Margot Robbie dans Marie Stuart Reine d'Ecosse
Elisabeth Ier, passionnant personnage secondaire, n’a jamais plié face aux attentes de son genre. Femme avant d’être reine, l’injonction à enfanter et à se marier était particulièrement urgente, en plus de devoir répondre au besoin de donner un héritier au trône. Elisabeth Ier a pourtant fait le choix très controversé de ne pas se marier ni d’avoir d’enfant, par ambition politique et par crainte d’insurrection du peuple. En faisant passer sa carrière politique, et plus largement « professionnelle » avant celui d’avoir une « vie de famille », la reine Elisabeth dira d’elle-même qu’elle « gouverne comme un homme ». Il y a derrière cette phrase l’idée qu’une femme n’est jamais totalement accomplie lorsqu’elle n’a pas perpétré son devoir de femme, à savoir celui de mettre au monde et de se marier. Refuser une telle injonction, c’est prendre le risque de perdre sa féminité, selon la société, la réduisant ainsi à son prétendu rôle premier de génitrice.
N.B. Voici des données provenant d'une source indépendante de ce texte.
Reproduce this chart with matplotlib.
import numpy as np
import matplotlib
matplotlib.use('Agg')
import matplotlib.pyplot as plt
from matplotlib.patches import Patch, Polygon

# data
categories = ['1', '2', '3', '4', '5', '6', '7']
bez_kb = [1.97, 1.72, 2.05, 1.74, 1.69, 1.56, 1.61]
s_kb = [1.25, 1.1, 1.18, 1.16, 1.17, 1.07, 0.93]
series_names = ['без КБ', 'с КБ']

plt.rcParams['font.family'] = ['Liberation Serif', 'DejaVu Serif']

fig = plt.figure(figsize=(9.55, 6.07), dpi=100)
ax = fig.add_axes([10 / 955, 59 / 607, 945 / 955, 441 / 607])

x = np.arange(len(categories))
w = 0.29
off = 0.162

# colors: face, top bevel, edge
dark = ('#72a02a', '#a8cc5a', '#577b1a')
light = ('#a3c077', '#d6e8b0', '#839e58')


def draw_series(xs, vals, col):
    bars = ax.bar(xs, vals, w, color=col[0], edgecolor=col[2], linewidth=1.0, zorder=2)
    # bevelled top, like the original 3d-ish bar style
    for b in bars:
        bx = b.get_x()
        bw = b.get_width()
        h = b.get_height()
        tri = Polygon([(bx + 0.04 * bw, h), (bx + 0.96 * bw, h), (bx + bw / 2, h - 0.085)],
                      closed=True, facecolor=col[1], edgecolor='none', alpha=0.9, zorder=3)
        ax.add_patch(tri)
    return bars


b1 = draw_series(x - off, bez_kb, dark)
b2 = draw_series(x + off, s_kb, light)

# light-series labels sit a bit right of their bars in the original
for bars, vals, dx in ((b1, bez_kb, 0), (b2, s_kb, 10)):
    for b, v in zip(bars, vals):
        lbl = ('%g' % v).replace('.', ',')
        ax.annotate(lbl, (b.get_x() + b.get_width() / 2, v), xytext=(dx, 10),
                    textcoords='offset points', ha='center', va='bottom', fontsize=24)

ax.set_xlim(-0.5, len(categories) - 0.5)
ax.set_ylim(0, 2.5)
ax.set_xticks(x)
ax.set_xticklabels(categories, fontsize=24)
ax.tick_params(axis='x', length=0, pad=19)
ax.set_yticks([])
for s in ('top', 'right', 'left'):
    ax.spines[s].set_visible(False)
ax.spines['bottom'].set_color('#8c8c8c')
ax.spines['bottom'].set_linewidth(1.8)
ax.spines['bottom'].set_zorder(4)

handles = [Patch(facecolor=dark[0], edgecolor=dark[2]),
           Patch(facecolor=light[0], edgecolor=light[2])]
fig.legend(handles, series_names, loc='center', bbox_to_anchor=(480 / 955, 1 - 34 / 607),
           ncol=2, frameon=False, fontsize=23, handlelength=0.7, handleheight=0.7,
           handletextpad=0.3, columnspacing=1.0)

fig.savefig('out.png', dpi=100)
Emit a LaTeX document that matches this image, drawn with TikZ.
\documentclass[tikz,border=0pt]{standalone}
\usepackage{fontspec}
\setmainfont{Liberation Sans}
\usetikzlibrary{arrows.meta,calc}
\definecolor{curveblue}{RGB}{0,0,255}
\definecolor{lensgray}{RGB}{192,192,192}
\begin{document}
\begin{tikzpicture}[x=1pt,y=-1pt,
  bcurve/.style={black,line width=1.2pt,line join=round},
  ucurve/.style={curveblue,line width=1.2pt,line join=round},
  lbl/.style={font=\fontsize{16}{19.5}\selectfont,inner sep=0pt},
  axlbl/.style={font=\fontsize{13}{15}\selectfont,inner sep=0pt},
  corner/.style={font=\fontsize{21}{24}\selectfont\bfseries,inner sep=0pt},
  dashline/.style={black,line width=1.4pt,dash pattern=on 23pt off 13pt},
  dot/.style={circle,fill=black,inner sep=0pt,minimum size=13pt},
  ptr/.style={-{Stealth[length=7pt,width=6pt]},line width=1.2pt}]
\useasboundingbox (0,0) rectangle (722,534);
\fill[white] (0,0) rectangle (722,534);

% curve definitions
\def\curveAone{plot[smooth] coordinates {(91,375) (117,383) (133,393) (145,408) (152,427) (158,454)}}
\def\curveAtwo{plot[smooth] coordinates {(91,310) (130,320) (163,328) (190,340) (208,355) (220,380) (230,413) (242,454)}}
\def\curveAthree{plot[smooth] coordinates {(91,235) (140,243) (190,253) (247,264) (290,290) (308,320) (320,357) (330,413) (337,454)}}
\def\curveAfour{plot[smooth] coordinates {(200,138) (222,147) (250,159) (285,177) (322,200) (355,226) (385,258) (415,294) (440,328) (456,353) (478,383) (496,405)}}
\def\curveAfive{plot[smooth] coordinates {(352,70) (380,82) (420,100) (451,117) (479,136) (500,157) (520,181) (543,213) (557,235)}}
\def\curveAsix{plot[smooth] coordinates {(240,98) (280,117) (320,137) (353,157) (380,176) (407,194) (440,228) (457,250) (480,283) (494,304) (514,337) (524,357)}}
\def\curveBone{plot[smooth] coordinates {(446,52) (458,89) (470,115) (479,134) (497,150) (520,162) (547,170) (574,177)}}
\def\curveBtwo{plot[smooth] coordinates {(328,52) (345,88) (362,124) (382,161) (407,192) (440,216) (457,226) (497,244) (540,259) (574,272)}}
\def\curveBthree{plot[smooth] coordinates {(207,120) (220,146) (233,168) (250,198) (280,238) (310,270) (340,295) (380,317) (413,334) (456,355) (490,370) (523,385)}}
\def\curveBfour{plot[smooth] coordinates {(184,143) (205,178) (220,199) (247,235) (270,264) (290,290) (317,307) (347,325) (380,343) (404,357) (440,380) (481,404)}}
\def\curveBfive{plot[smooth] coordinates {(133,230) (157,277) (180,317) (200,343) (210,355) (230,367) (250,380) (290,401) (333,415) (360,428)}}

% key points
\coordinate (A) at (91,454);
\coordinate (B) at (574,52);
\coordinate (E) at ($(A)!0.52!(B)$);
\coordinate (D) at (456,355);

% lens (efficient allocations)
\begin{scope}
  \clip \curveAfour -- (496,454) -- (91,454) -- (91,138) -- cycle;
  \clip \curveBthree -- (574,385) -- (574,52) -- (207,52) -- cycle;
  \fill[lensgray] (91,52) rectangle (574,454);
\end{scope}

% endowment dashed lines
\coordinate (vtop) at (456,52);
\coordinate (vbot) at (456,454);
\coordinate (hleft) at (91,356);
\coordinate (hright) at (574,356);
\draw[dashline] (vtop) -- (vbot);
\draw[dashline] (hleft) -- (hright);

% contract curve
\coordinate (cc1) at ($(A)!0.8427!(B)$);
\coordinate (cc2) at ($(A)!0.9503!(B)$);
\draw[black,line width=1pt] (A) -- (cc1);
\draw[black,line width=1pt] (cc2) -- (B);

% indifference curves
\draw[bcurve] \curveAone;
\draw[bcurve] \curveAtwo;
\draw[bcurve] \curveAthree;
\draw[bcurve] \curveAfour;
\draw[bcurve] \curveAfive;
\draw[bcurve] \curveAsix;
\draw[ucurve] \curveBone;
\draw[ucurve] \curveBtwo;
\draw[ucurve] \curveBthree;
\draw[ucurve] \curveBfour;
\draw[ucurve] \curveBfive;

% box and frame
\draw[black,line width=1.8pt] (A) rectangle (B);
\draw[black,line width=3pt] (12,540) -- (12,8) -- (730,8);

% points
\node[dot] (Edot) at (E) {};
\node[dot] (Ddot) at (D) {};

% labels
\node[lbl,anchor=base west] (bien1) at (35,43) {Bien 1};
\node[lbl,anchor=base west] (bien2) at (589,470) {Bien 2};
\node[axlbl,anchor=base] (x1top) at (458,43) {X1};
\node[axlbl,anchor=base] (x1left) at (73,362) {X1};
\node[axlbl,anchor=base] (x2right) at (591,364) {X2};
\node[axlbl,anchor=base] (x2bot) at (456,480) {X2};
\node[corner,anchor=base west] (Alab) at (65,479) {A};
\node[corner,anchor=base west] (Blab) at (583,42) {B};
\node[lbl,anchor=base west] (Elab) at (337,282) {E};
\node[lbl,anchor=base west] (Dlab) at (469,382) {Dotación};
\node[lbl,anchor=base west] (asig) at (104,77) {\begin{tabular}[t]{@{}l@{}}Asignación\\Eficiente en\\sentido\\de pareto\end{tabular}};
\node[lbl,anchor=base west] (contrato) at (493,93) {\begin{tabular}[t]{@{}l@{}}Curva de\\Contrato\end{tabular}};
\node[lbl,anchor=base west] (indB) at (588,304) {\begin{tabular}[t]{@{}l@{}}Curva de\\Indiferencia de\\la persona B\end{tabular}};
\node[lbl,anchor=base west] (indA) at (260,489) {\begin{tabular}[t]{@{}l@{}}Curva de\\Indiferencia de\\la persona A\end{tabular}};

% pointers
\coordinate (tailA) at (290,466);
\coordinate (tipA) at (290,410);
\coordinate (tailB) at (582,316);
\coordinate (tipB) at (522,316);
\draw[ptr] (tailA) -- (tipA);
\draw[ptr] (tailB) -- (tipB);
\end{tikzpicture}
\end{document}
Égoïste, traître à son genre, voir sorcière, une femme qui place délibérément sa vie professionnelle au centre verra toute sa vie ses choix remis en question, qu’elle soit simple femme ou reine.

Voir une figure politique aussi forte qu’Elisabeth Ier parvenir à faire respecter ses choix aussi bien politiques que privés est porteur d’espoir, aussi bien au XVIème siècle qu’en 2019. Car combien de femmes ne désirant pas d’enfant s’entendent dire qu’elles le regretteront plus tard ? Elisabeth Ier est la preuve, car il faut encore prouver qu’une femme peut choisir sa vie en 2019, que l’on n’est pas forcée de regretter ses choix, surtout quand ceux-ci sont porteur d’un tel succès politique.
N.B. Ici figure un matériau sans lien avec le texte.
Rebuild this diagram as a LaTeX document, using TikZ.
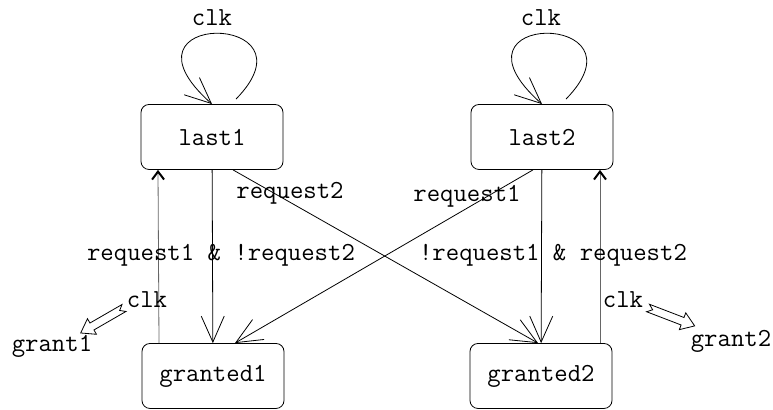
\documentclass[tikz,border=0pt]{standalone}
\usetikzlibrary{arrows.meta}
\tikzset{
  stbox/.style={draw,rounded corners=4pt,minimum width=71pt,minimum height=32.5pt,inner sep=0pt,font=\ttfamily\fontsize{13}{15}\selectfont},
  lbl/.style={inner sep=1pt,font=\ttfamily\fontsize{13}{15}\selectfont},
  trans/.style={-{Straight Barb[length=13pt,width=11.5pt]}},
  back/.style={gray!80!black,-{Straight Barb[length=4pt,width=6pt,line width=1pt,black]}}
}
\begin{document}
\begin{tikzpicture}[x=0.5pt,y=0.5pt]
        \useasboundingbox (0,0) rectangle (773,410);
        % the four states
        \node[stbox] (last1) at (212,273) {last1};
        \node[stbox] (last2) at (542,273) {last2};
        \node[stbox] (granted1) at (213,34) {granted1};
        \node[stbox] (granted2) at (541,34) {granted2};
        % clk self loops
        \foreach \n/\x in {1/212,2/541}{
          \draw[trans] ([xshift=12pt,yshift=2.5pt]last\n.north) .. controls +(86,88) and +(-106,94) .. (last\n.north);
          \node[lbl] (clk\n) at (\x,392) {clk};}
        % transitions
        \draw[trans] (last1) -- (granted1);
        \draw[trans] (last2) -- (granted2);
        \draw[trans] ([xshift=10.5pt]last1.south) -- ([xshift=-1.5pt]granted2.north);
        \draw[trans] ([xshift=-4.5pt]last2.south) -- ([xshift=11pt]granted1.north);
        \draw[back] ([xshift=-27pt]granted1.north) -- ([xshift=-27pt]last1.south);
        \draw[back] ([xshift=29.5pt]granted2.north) -- ([xshift=29pt]last2.south);
        \node[lbl] (r2) at (290,217) {request2};
        \node[lbl] (r1) at (467,214) {request1};
        \node[lbl] (r1nr2) at (221,155) {request1 \& !request2};
        \node[lbl] (nr1r2) at (553,155) {!request1 \& request2};
        % grant outputs
        \node[lbl] (clkg1) at (147,110) {clk};
        \node[lbl] (clkg2) at (623,110) {clk};
        \node[lbl] (grant1) at (52,64) {grant1};
        \node[lbl] (grant2) at (731,69) {grant2};
        \foreach \x/\y/\a in {124/102/210,648/102/-21}{
          \draw[shift={(\x,\y)},rotate=\a] (0,4) -- (37,4) -- (37,9) -- (50,0) -- (37,-9) -- (37,-4) -- (0,-4) -- (5,0) -- cycle;}
    \end{tikzpicture}
\end{document}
Si Marie Stuart, Reine d’Ecosse s’affranchit parfois de sa véracité historique, c’est pour mieux capter le caractère exceptionnel des deux reines. Le biopic choisit de peindre le portrait de deux femmes, dissimulées sous le masque de monarque, et trouve une résonance particulièrement contemporaine. L’Histoire a trop longtemps sous-estimé le pouvoir des femmes, il est enfin temps de les légitimer, et surtout, de s’en inspirer.

Pour aller plus loin

  • Vie héroïques : biopic masculins, biopic féminins – Raphaëlle Moine
  • Sorcières : la puissance invaincue des femmes – Mona Chollet

Synopsis

Le destin tumultueux de la charismatique Marie Stuart. Épouse du Roi de France à 16 ans, elle se retrouve veuve à 18 ans et refuse de se remarier conformément à la tradition. Au lieu de cela elle repart dans son Écosse natale réclamer le trône qui lui revient de droit. Mais la poigne d’Élisabeth Iʳᵉ s’étend aussi bien sur l’Angleterre que l’Écosse. Les deux jeunes reines ne tardent pas à devenir de véritables sœurs ennemies et, entre peur et fascination réciproques, se battent pour la couronne d’Angleterre. Rivales aussi bien en pouvoir qu’en amour, toutes deux régnant sur un monde dirigé par des hommes, elles doivent impérativement statuer entre les liens du mariage ou leur indépendance. Mais Marie menace la souveraineté d’Elisabeth. Leurs deux cours sont minées par la trahison, la conspiration et la révolte qui mettent en péril leurs deux trônes et menacent de changer le cours de l’Histoire.